You really shouldn’t rely on that. The official docs disagree as well.
While lightweight and easy to use, Flask’s built-in server is not suitable for production as it doesn’t scale well and by default serves only one request at a time.
What now? Well, no neeed to be confused. All is fine, you just need to understand what the Flask development web server is meant for, what it lacks and what to use instead.
Flask’s Built-In Web Server
The built-in Flask web server is provided for development convenience.
With it you can make your app accessible on your local machine without having to set up other services and make them play together nicely. However, it is only meant to be used by one person at a time, and is built this way. It can also serve static files, but does so very slowly compared to tools which are built to do it quickly. This does not matter when only one person is accessing it, so it’s perfect for what it is meant for.
When running a web app in production, you want it to be able to handle multiple users and many requests, without those fine people having to wait noticeable amounts of time for the pages and static files to load.
A Production Stack
A production setup usually consists of multiple components, each designed and built to be really good at one specific thing. They are fast, reliable and very focused.
Communication with the whole thing, as in the case of the built-in web server, happens via HTTP. A request comes in and arrives at the first component - a dedicated web server. It is great at reading static files from disk (your css files for example) and handling multiple requests. When a request is not a static file, but meant for your all it gets passed on down the stack.
The application server gets those fancy requests and converts the information from them into Python objects which are usable by frameworks. How this is supposed to happen is described by a specification people agreed on - WSGI.

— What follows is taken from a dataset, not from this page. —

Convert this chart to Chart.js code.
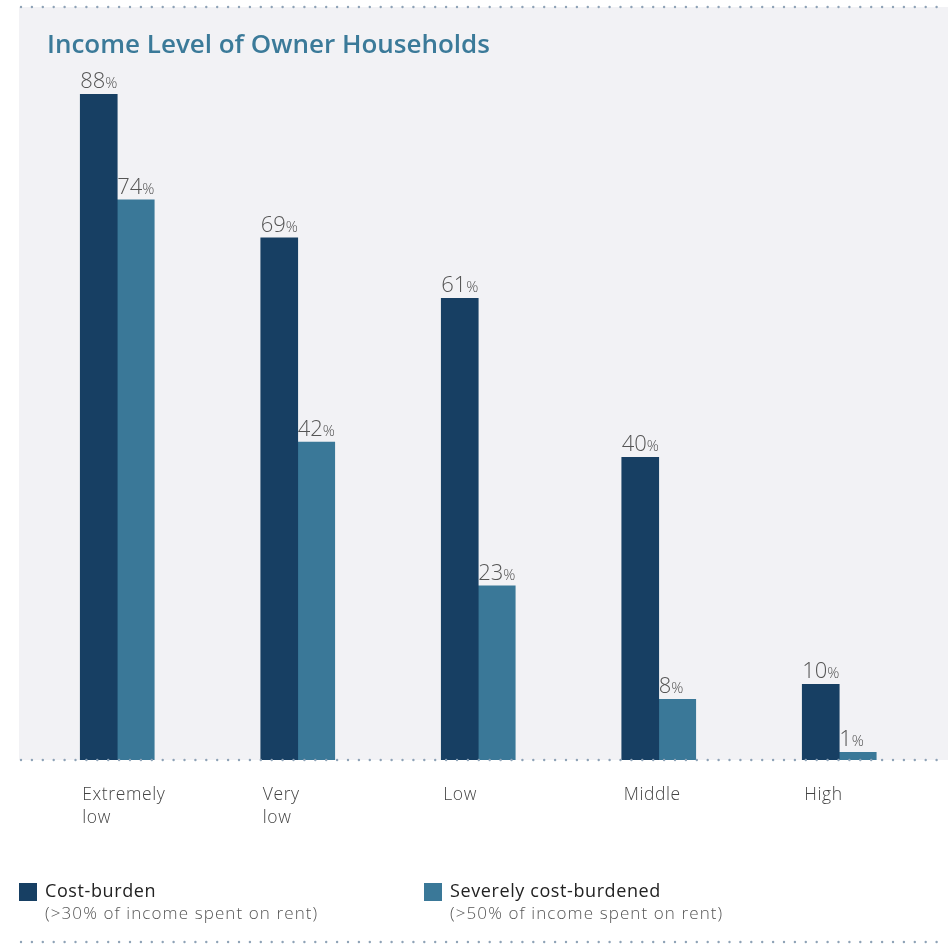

Your Flask app does not actually run as you would think a server would - waiting for requests and reacting to them. It can be seen as a function which is called by the application server, being provided the request object.
The output of running your app is then packaged up into a HTTP response by the application server and passed back to the web server to be delivered back to the user.
Which Means
If you want to run Flask in production, be sure to use a production-ready web server like Nginx, and let your app be handled by a WSGI application server like Gunicorn.
If you plan on running on Heroku, a web server is provided implicitly. You just need to specify a command to run the application server (again, Gunicorn is fine) in the Procfile.